Keep Working, Worker Bee!

6.22.2005

Fun with exceptions!

How does your favorite foreign function interface deal with exceptions? I'm thinking particularly of the situation where you've got language A, let's say it's Scheme for the sake of argument, and it calls a language B (say Java) with a function argument. Then your language B in the midst of processing calls that function, and that function raises a (Scheme) exception. So what does the FFI do?

The way I see it there are several sane choices.

  • if any exception would have to "cross FFI lines" — i.e., from Scheme into Java or Java into Scheme — the program just dies. Moby, the language being developed by Kathleen Fisher and John Reppy, does it this way.

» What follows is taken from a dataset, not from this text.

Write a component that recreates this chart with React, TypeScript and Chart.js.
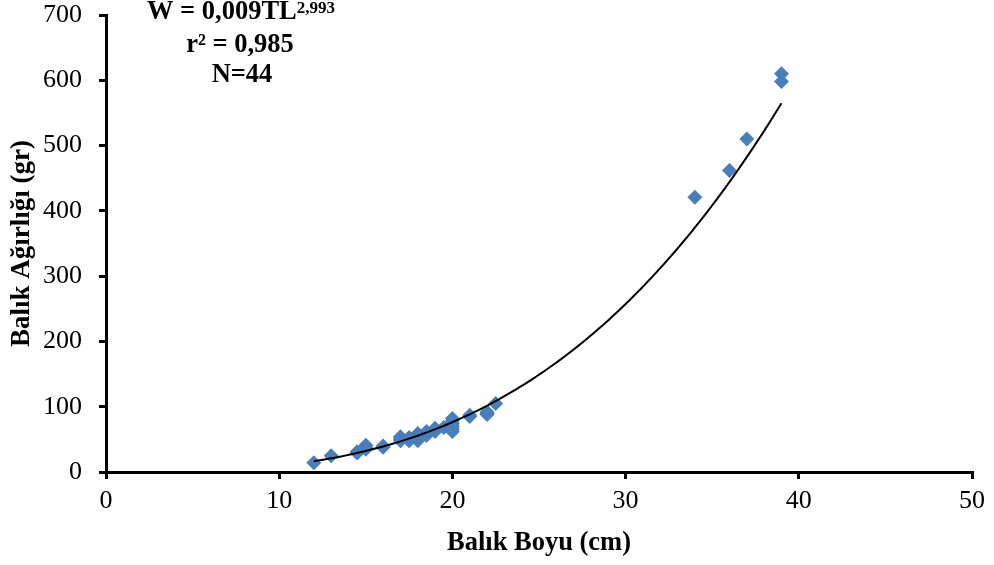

  • say that Scheme exceptions ignore the presence of a foreign function on the stack and propagate up to the next Scheme handler unconditionally. I believe that the PLT Scheme FFI does it this way.

  • if a Scheme exception reaches an FFI border, the FFI converts it into an "equivalent" Java exception and raises that on the Java side, and similarly if a Java exception reaches the border it is converted into a Scheme exception. This is how SML.NET works.

Are there any other reasonable strategies here I'm missing? There's also the whole complication that if one of your languages doesn't support exceptions (say you're doing a Scheme/C FFI) that you might want to map Scheme exceptions into C error status codes and certain C values into Scheme exceptions.

Anyway. Taught a class today, and did my first lab. It's really hard to come up with four hours' worth of material, but it worked out okay. The lab was pretty fun, and I was pleased that people seemed to be getting the material. It was a simple exercise, but still I was surprised and glad to see the first finishers do the whole thing in just 30 minutes or so.

2 Comments:

  • The most obvious strategy to me would be would be to create a class of Java exceptions that are wrappers for scheme conditions: if they are unhandled by Java then they should be converted back to scheme exceptions. It sounds cleaner than trying to maintain equivalences between Java and Scheme exceptions.

    By Anonymous Anonymous, at 11:17  

  • Off the top of my head: if the interface between two languages is about embedding and projection, and you can view exceptions as a special kind of datatype (in the "everything is a disjoint union" view of exceptions, as opposed to the control operator view), then as long as you can define an embed/project relationship between the exceptions of e.g. Scheme and Java, it makes sense to me to do the translation.